Published: 01 Jan 2022, Last Modified: 13 Jan 2025IEEE Big Data 2022EveryoneRevisionsBibTeXCC BY-SA 4.0

Abstract: While time series data are abundant in numerous real world applications, large labeled time series datasets are scarce. Semi-supervised models, which leverage small amounts of labeled data along with a large set of unlabeled data, have been shown to significantly outperform unsupervised learning models that only rely on unlabeled data for time series clustering. However, existing semi-supervised time series clustering algorithms suffer from lack of scalability as they are limited to perform learning operations within the original data space. We propose a scalable and accurate autoencoder-based semi-supervised learning model for time series clustering in the embedded space. With this model, we also introduce multiple semi-supervised objective functions that leverage only a small number of labeled examples but significantly improve the quality of the autoencoder’s learned latent space for clustering.

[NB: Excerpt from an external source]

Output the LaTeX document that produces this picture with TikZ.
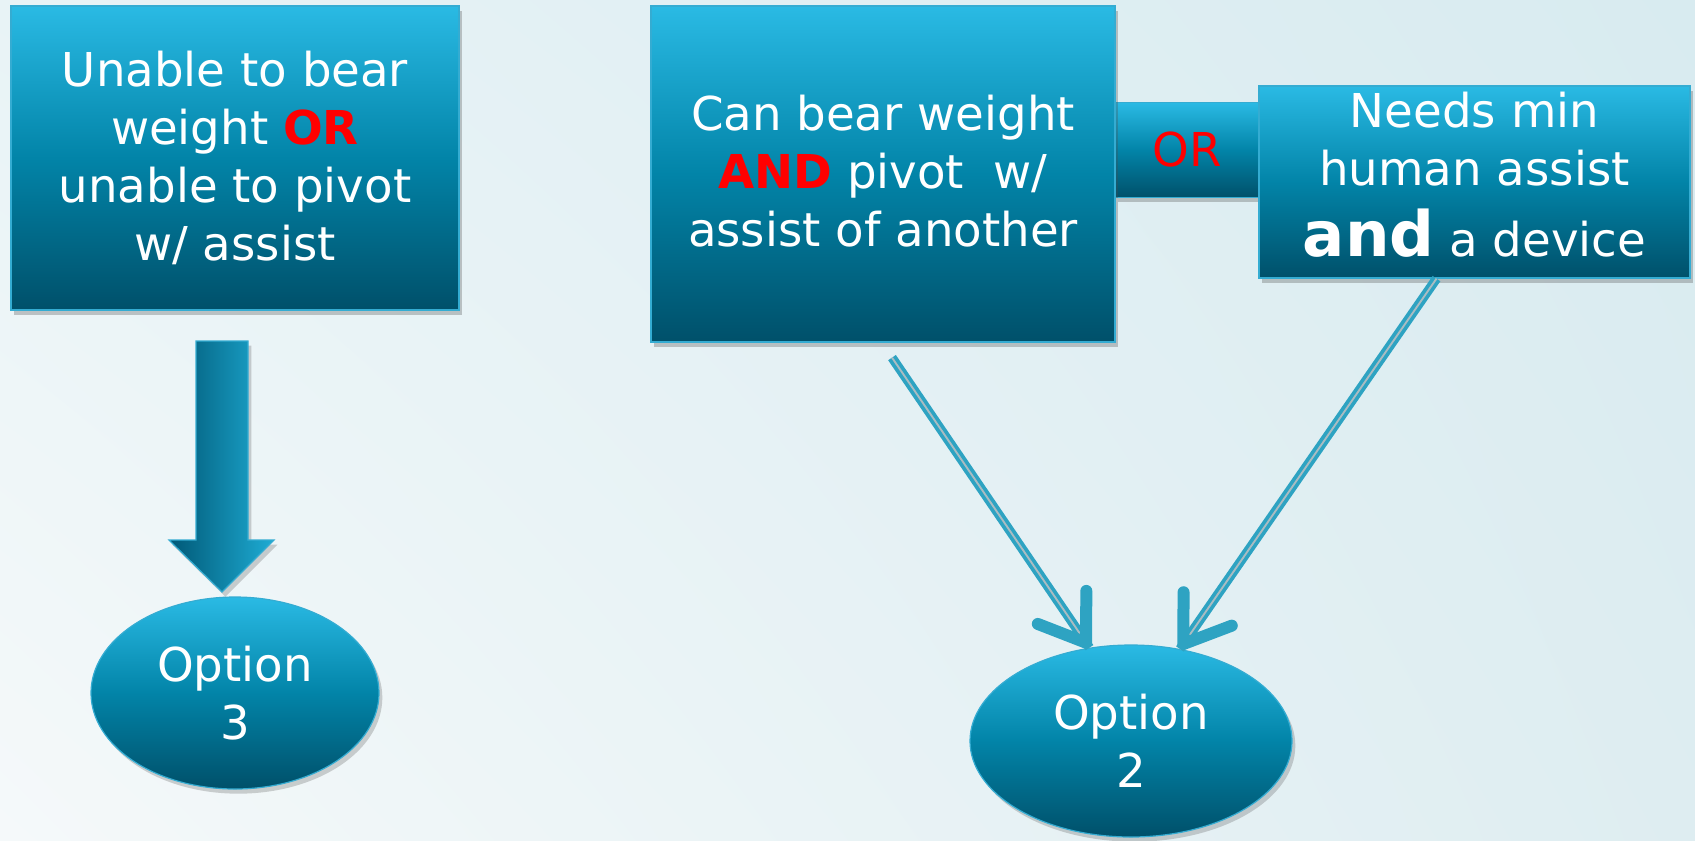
\documentclass[tikz,border=0pt]{standalone}
\usepackage{fontspec}
\setmainfont{DejaVu Sans}
\usetikzlibrary{calc,shapes.geometric,arrows.meta,shadows,shadings}

% palette
\definecolor{bgUL}{RGB}{232,243,246}
\definecolor{bgUR}{RGB}{216,235,240}
\definecolor{bgLL}{RGB}{245,249,250}
\definecolor{bgLR}{RGB}{222,237,241}
\definecolor{boxtop}{RGB}{42,186,228}
\definecolor{boxmid}{RGB}{2,132,168}
\definecolor{boxbot}{RGB}{0,80,106}
\definecolor{boxedge}{RGB}{52,172,210}
\definecolor{arrdark}{RGB}{0,88,118}
\definecolor{arrlight}{RGB}{30,172,212}
\definecolor{linkc}{RGB}{46,163,194}
\definecolor{linkgap}{RGB}{170,188,194}
\definecolor{hot}{RGB}{255,0,0}

\newcommand\mainsize{\fontsize{35pt}{43.5pt}\selectfont}
\newcommand\bigsize{\fontsize{47pt}{43.5pt}\selectfont}

\tikzset{
  panel/.style={rectangle, draw=boxedge, line width=0.9pt,
    top color=boxtop, bottom color=boxbot, middle color=boxmid,
    inner sep=0pt, align=center, text=white, font=\mainsize,
    drop shadow={shadow xshift=2.5pt, shadow yshift=-3.5pt, opacity=0.3, fill=black!70}},
  paneltext/.style={inner sep=0pt, align=center, text=white, font=\mainsize},
  oval/.style={ellipse, draw=boxedge, line width=0.9pt,
    top color=boxtop, bottom color=boxbot, middle color=boxmid,
    inner sep=0pt, align=center, text=white, font=\mainsize,
    drop shadow={shadow xshift=2.5pt, shadow yshift=-3.5pt, opacity=0.25, fill=black!70}},
  blockarrow/.style={draw=boxedge, line width=0.9pt, left color=arrdark, right color=arrlight,
    drop shadow={shadow xshift=2.5pt, shadow yshift=-3.5pt, opacity=0.25, fill=black!70}},
  flowline/.style={draw=linkc, double=linkgap, double distance=1.4pt, line width=2.8pt},
  flowtip/.style={draw=linkc, line width=7pt,
    -{Straight Barb[length=32pt, width=44pt, line width=9pt, round]}},
}

\begin{document}
\begin{tikzpicture}[x=0.75pt, y=-0.75pt]
  \useasboundingbox (0,0) rectangle (1695,840);
  \shade[upper left=bgUL, upper right=bgUR, lower left=bgLL, lower right=bgLR]
    (0,0) rectangle (1695,840);

  % decision boxes
  \node[panel, minimum width=336pt, minimum height=228pt] (cant) at (235,158)
    {Unable to bear\\ weight \textcolor{hot}{\bfseries OR}\\ unable to pivot\\ w/ assist};
  \node[panel, minimum width=108pt, minimum height=71.25pt, text=hot] (or) at (1187,150) {OR};
  \node[panel, minimum width=348pt, minimum height=252pt] (can) at (883,174) {};
  \node[paneltext] (cantext) at ($(can.center)+(0,-3)$)
    {Can bear weight\\ \textcolor{hot}{\bfseries AND} pivot~ w/\\ assist of another};
  \node[panel, minimum width=323.25pt, minimum height=144pt] (needs) at (1474.5,182) {};
  \node[paneltext] (needstext) at ($(needs.center)+(0,-7)$)
    {Needs min\\ human assist\\[10pt] {\bigsize\bfseries and} a device};

  % outcomes
  \node[oval, minimum width=216pt, minimum height=144pt] (opt3) at (235,693) {Option\\ 3};
  \node[oval, minimum width=241.5pt, minimum height=144pt] (opt2) at (1131,741) {Option\\ 2};

  % broad arrow to option 3
  \path[blockarrow] (196,341) -- (248,341) -- (248,540) -- (274,540) -- (222,592)
    -- (169,540) -- (196,540) -- cycle;

  % thin arrows to option 2
  \coordinate (a1) at ($(can.south)+(9,15)$);
  \coordinate (a2) at ($(needs.south)+(-38,0)$);
  \draw[flowline] (a1) -- (opt2.114);
  \draw[flowtip] ($(opt2.114)!5pt!(a1)$) -- (opt2.114);
  \draw[flowline] (a2) -- (opt2.62);
  \draw[flowtip] ($(opt2.62)!5pt!(a2)$) -- (opt2.62);
\end{tikzpicture}
\end{document}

Our experiments on a variety of datasets show that our methods can often improve performance of a typical clustering method (namely, k-means). We demonstrate that our methods achieve a maximum average Adjusted Rand Index (ARI) of 0.897, a 140% increase over an unsupervised Convolutional Autoencoder (CAE) model. Finally, our proposed methods also achieve a maximum improvement of 44% over an existing semi-supervised model.